**WRITTEN EXERCISE**
Drop every picture. Then return, exactly, the lines from the beginning of the listing below through the one containing "const total=valuesME.reduce((a,b)=>a+b,0);".

**SOURCE DATA**

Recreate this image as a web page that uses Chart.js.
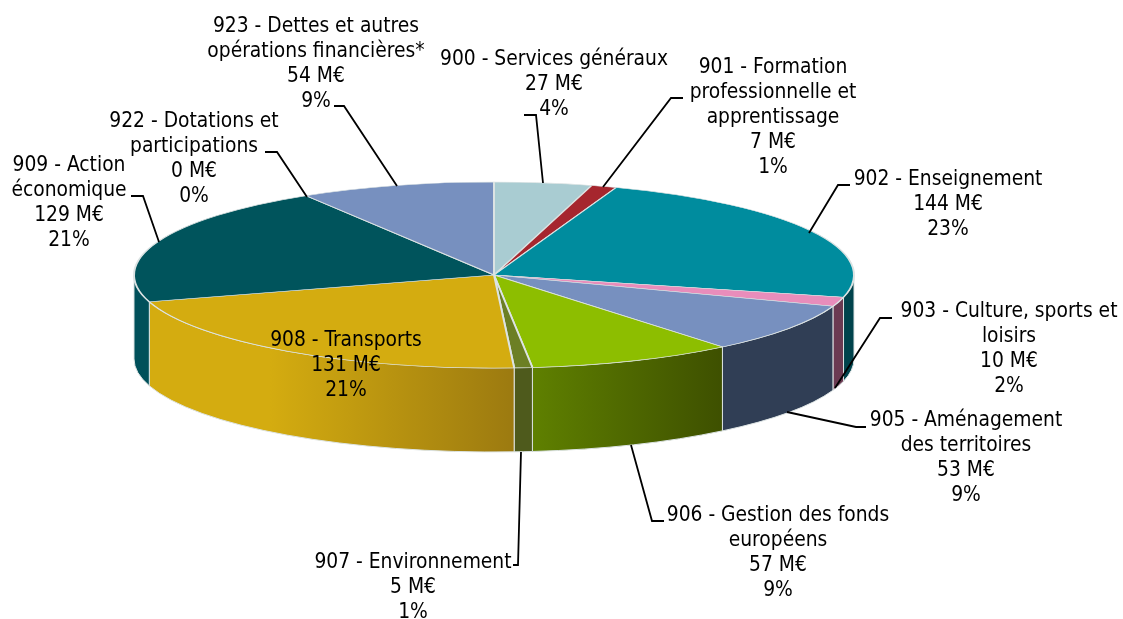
<!DOCTYPE html>
<html><head><meta charset="utf-8">
<style>html,body{margin:0;padding:0;background:#fff}canvas{display:block}</style>
<script src="https://cdn.jsdelivr.net/npm/chart.js@4"></script>
</head><body><canvas id="c" width="1123" height="619"></canvas>
<script>
const codes=['900','901','902','903','905','906','907','908','909','922','923'];
const names=[['Services généraux'],['Formation','professionnelle et','apprentissage'],['Enseignement'],['Culture, sports et','loisirs'],['Aménagement','des territoires'],['Gestion des fonds','européens'],['Environnement'],['Transports'],['Action','économique'],['Dotations et','participations'],['Dettes et autres','opérations financières*']];
const valuesME=[27,7,144,10,53,57,5,131,129,0,54];
const topColors=['#A9CCD2','#A6262E','#008C9E','#E88DBB','#7790BF','#8DBE00','#6C7F24','#D4AC10','#00545C','#00545C','#7790BF'];
const wallLeft=['#7A9498','#701A20','#00434C','#6B3A52','#303E55','#5F8000','#4E5A1C','#D4AC10','#00505A','#00505A','#50617F'];
const wallRight=['#7A9498','#701A20','#00434C','#6B3A52','#303E55','#3E5000','#4E5A1C','#9C7A10','#00505A','#00505A','#50617F'];
const labelCenters=[[554,60],[773,68],[948,180],[1009,312],[966,421],[778,516],[413,563],[346,341],[69,166],[194,122],[316,27]];
const leaders=[[[524,115],[536,115],[543,183]],[[683,98],[671,98],[603,187]],[[850,185],[838,185],[809,233]],[[892,318],[880,318],[835,388]],[[866,427],[856,427],[787,412]],[[664,521],[652,521],[631,445]],[[513,565],[518,565],[521,452]],[],[[131,196],[143,196],[159,242]],[[265,152],[277,152],[307,197]],[[334,106],[344,106],[397,186]]];
const squash=93/360, depth=84, lineGap=25;
const edge='#DCE3E3';
const FONT='20.8px "DejaVu Sans Condensed","DejaVu Sans"';
const total=valuesME.reduce((a,b)=>a+b,0);

const pie3d={id:'pie3d',
 beforeDatasetsDraw(chart){
  const ctx=chart.ctx, arcs=chart.getDatasetMeta(0).data;
  arcs.forEach((a,i)=>{
   if(!(a.endAngle>a.startAngle))return;
   const r=a.outerRadius, ry=r*squash, cx=a.x, cy=a.y;
   const ranges=[[a.startAngle,a.endAngle],[a.startAngle-2*Math.PI,a.endAngle-2*Math.PI]];
   ranges.forEach(([s0,e0])=>{
    const s=Math.max(s0,0), e=Math.min(e0,Math.PI);
    if(e<=s)return;
    const xs=cx+r*Math.cos(s), xe=cx+r*Math.cos(e);
    const g=ctx.createLinearGradient(xe,0,xs,0);
    g.addColorStop(0,wallLeft[i]);
    g.addColorStop(i===7?0.33:0,wallLeft[i]);
    g.addColorStop(1,wallRight[i]);
    ctx.beginPath();
    ctx.ellipse(cx,cy,r,ry,0,s,e,false);
    ctx.ellipse(cx,cy+depth,r,ry,0,e,s,true);
    ctx.closePath();
    ctx.fillStyle=g;ctx.fill();
    ctx.strokeStyle=edge;ctx.lineWidth=1;ctx.stroke();
   });
  });
 },
 beforeDatasetDraw(chart){
  const ctx=chart.ctx,a=chart.getDatasetMeta(0).data[0];
  ctx.save();
  ctx.translate(a.x,a.y);ctx.scale(1,squash);ctx.translate(-a.x,-a.y);
 },
 afterDatasetDraw(chart){chart.ctx.restore();},
 afterDraw(chart){
  const ctx=chart.ctx;
  ctx.save();
  ctx.strokeStyle='#000';ctx.lineWidth=1.8;ctx.lineJoin='miter';
  leaders.forEach(p=>{
   if(!p.length)return;
   ctx.beginPath();p.forEach((q,k)=>k?ctx.lineTo(q[0],q[1]):ctx.moveTo(q[0],q[1]));ctx.stroke();
  });
  ctx.fillStyle='#000';ctx.font=FONT;ctx.textAlign='center';ctx.textBaseline='middle';
  codes.forEach((code,i)=>{
   const lines=names[i].slice();
   lines[0]=code+' - '+lines[0];
   lines.push(valuesME[i]+' M€',Math.round(valuesME[i]/total*100)+'%');
   const [x,y]=labelCenters[i];
   lines.forEach((t,k)=>ctx.fillText(t,x,y+k*lineGap));
  });
  ctx.restore();
 }
};

new Chart(document.getElementById('c'),{
 type:'pie',
 plugins:[pie3d],
 data:{labels:codes,datasets:[{data:valuesME,backgroundColor:topColors,borderColor:edge,borderWidth:2,clip:false,hoverOffset:0}]},
 options:{responsive:false,animation:false,events:[],radius:360,
  layout:{padding:{left:0,right:135,top:0,bottom:69}},
  plugins:{legend:{display:false},tooltip:{enabled:false},title:{display:false}}}
});
</script></body></html>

**THE RESULT**
Recreate this image as a web page that uses Chart.js.
<!DOCTYPE html>
<html><head><meta charset="utf-8">
<style>html,body{margin:0;padding:0;background:#fff}canvas{display:block}</style>
<script src="https://cdn.jsdelivr.net/npm/chart.js@4"></script>
</head><body><canvas id="c" width="1123" height="619"></canvas>
<script>
const codes=['900','901','902','903','905','906','907','908','909','922','923'];
const names=[['Services généraux'],['Formation','professionnelle et','apprentissage'],['Enseignement'],['Culture, sports et','loisirs'],['Aménagement','des territoires'],['Gestion des fonds','européens'],['Environnement'],['Transports'],['Action','économique'],['Dotations et','participations'],['Dettes et autres','opérations financières*']];
const valuesME=[27,7,144,10,53,57,5,131,129,0,54];
const topColors=['#A9CCD2','#A6262E','#008C9E','#E88DBB','#7790BF','#8DBE00','#6C7F24','#D4AC10','#00545C','#00545C','#7790BF'];
const wallLeft=['#7A9498','#701A20','#00434C','#6B3A52','#303E55','#5F8000','#4E5A1C','#D4AC10','#00505A','#00505A','#50617F'];
const wallRight=['#7A9498','#701A20','#00434C','#6B3A52','#303E55','#3E5000','#4E5A1C','#9C7A10','#00505A','#00505A','#50617F'];
const labelCenters=[[554,60],[773,68],[948,180],[1009,312],[966,421],[778,516],[413,563],[346,341],[69,166],[194,122],[316,27]];
const leaders=[[[524,115],[536,115],[543,183]],[[683,98],[671,98],[603,187]],[[850,185],[838,185],[809,233]],[[892,318],[880,318],[835,388]],[[866,427],[856,427],[787,412]],[[664,521],[652,521],[631,445]],[[513,565],[518,565],[521,452]],[],[[131,196],[143,196],[159,242]],[[265,152],[277,152],[307,197]],[[334,106],[344,106],[397,186]]];
const squash=93/360, depth=84, lineGap=25;
const edge='#DCE3E3';
const FONT='20.8px "DejaVu Sans Condensed","DejaVu Sans"';
const total=valuesME.reduce((a,b)=>a+b,0);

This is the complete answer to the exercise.